Sunday, February 1, 2009

Need to vent

I am so new to this blogging thing. I just need to vent for a minute. I have been married to this man who is 16 years my elder. We have been married for 4 and a half years and have 3 kids together. However, my reason to vent is I am finding out that my dear husband has supposedly attempted to cheat on me more than once. He can't keep a job for more than a week or a couple of months. I have been trying to support my family alone with no help from him. The only thing that he has really done to be of help is when he isn't working he has kept me from having to pay a daycare. Now he has a job working for the local jail. He is being friendly with the inmates and that is really frowned upon. He is going to end up losing his job because of that. If he does lose his job he will be arrested and spend 180 days in the county jail that he was employed to. He is a great father for our kids but he isn't exactly the best at being a husband or a provider. I am only a CNA and I don't make that much money. After paying the daycare, I don't have enough money to pay my bills. I know that I need to sit down and have a talk with my husband, however, I have tried that in the past to no avail. He totally ignores anything I say. It is to the point that I ask myself if I love him. I will have to be honest here and say yes. I do love him but I don't think I am IN love with him. All I feel like I am good for is a paycheck and I also feel that I am enabling him to be a looser. I think he would honestly prefer to be a stay at home dad. I just don't know what to do anymore. He is telling a friend of ours (who is incarcerated at this time) that he went and spent 2 days in OKC with his wife. Now, how could anyone with any qualms about them tell someone they refer to as their best friend that he spent some time at his apartment with his wife. Sorry but that is kind of shitty.

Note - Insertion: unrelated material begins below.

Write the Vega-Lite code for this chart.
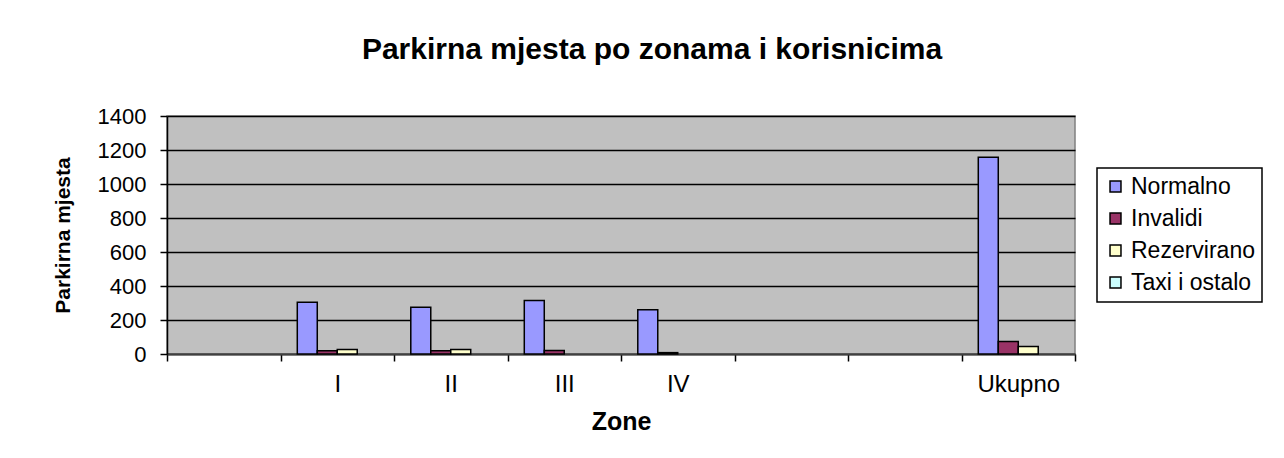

Now to the best part. My friend came in from OKC to see her husband and try to calm him down after what my husband has done. After visitation, we had plans to go to the bar and get out and do something that we wanted to do for a while and have a girls night out. All I do is work and come home. All she does is work and goes home. Well, after I told my husband that I was going out with my friend, he got upset with me. I couldn't help but ask him what is so different about me going to a dance club and him going to a casino and spending the last little bit of money we have, or going to a strip club and watching other women dance on poles. He told me there was a big difference. So basically what is good for the goose isn't good for the gander. I went ahead and went to the bar anyway. After arriving at the bar and sitting there for a couple of hours (if that long) I see my sister-in-law walk past. A few minutes later, I was making my way to the ladies room when I got a poke on my arm and it was my husbands brother. So now I know that hubby wasn't happy about me going, but could he have called to see if his brother would show up out there to check up on me, or could it be totally coincidental? I don't know. I think it may be luck of the draw. But I had nothing to worry about really. I wasn't out there to try to meet other men. I was out to have a good time with a friend. I just need get this out there and off my chest. I know what I need to do but I am finding it hard to find the words to tell him that he needs to go on and find someone else that can handle putting up with this crap of his. Well, I am going to leave it here for now. I will update as soon as I can.